DNS resolution issues when run in kubernetes / rancher
fdlk opened this issue · 4 comments
We're running the server in kubernetes on a rancher cluster using the helm chart and occasionally the server gets into a state where unpredictably the DNS resolution starts to fail.
In our event logs we see
Request to the [https://github.com/login/oauth/access_token] endpoint failed. Status code [-1]
Exception encountered.
java.net.UnknownHostException : Message: github.com
Our network manager pointed us at DNS resolution issues with the musl library in alpine images.
See for example: https://support.cloudbees.com/hc/en-us/articles/360040999471-UnknownHostException-caused-by-DNS-Resolution-issue-with-Alpine-Images
Would you consider switching from alpine to another base layer?
We'll have to review this issue. Do any of the work arounds mentioned in that KB article work for you?
The chart got updated really quickly so as a workaround we will set dnsConfig there and see if that fixes things. The nasty part of the issue is that it took us quite a while to figure out what was going wrong.

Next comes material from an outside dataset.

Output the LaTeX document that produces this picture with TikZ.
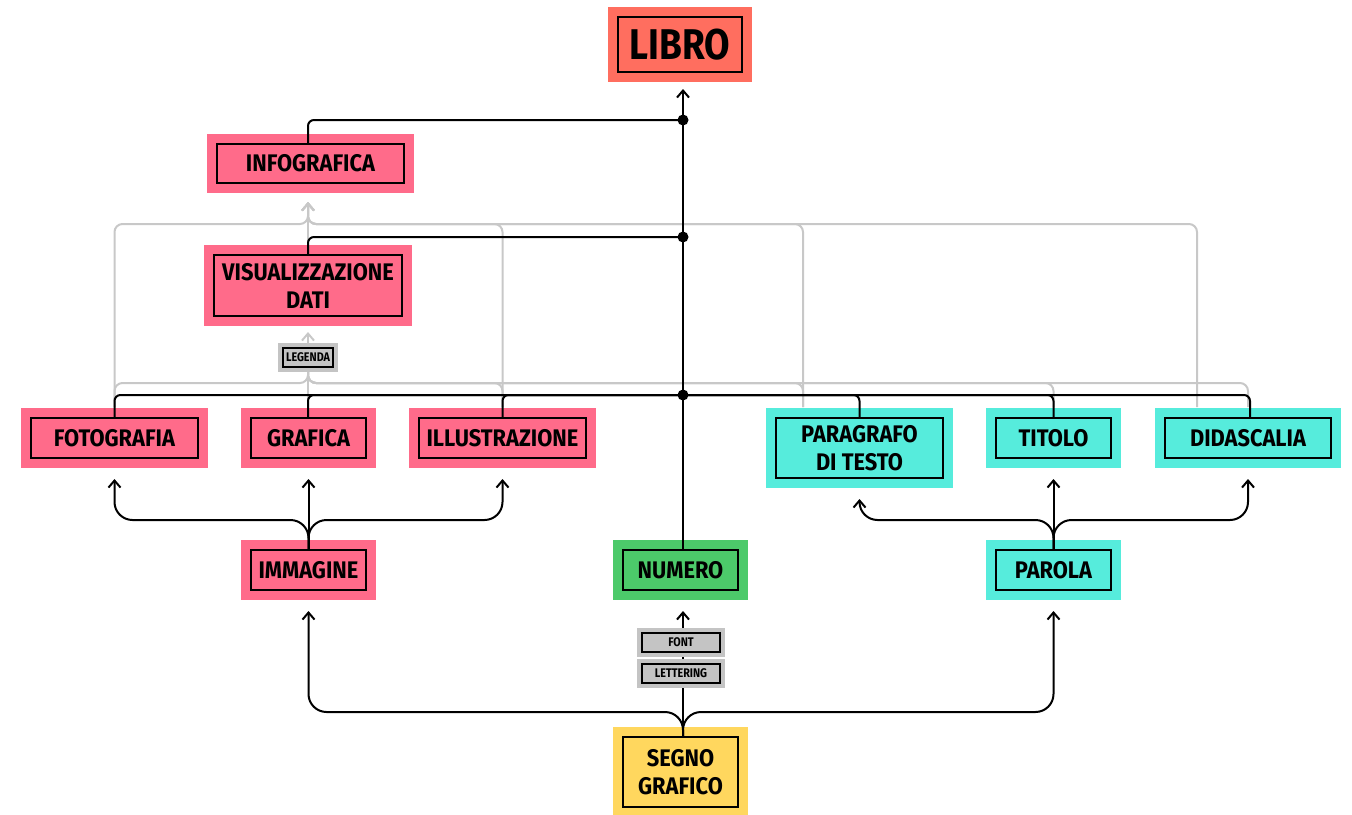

We initially blamed node configuration on our on-premise cluster, since seemingly random other containers with alpine base images were also affected.
We deployed the chart and I can see the suggested workaround applied when I shell into the fusion auth container and do a cat /etc/resolv.conf
:
nameserver 10.43.0.10
search fusion-auth.svc.cluster.local svc.cluster.local cluster.local kuber.local webservice.local
options ndots:1
However, we just got another UnknownHostException so the workaround is not doing its job.
I'm going to close this now - the fusionauth image uses ubuntu instead of alpine these days.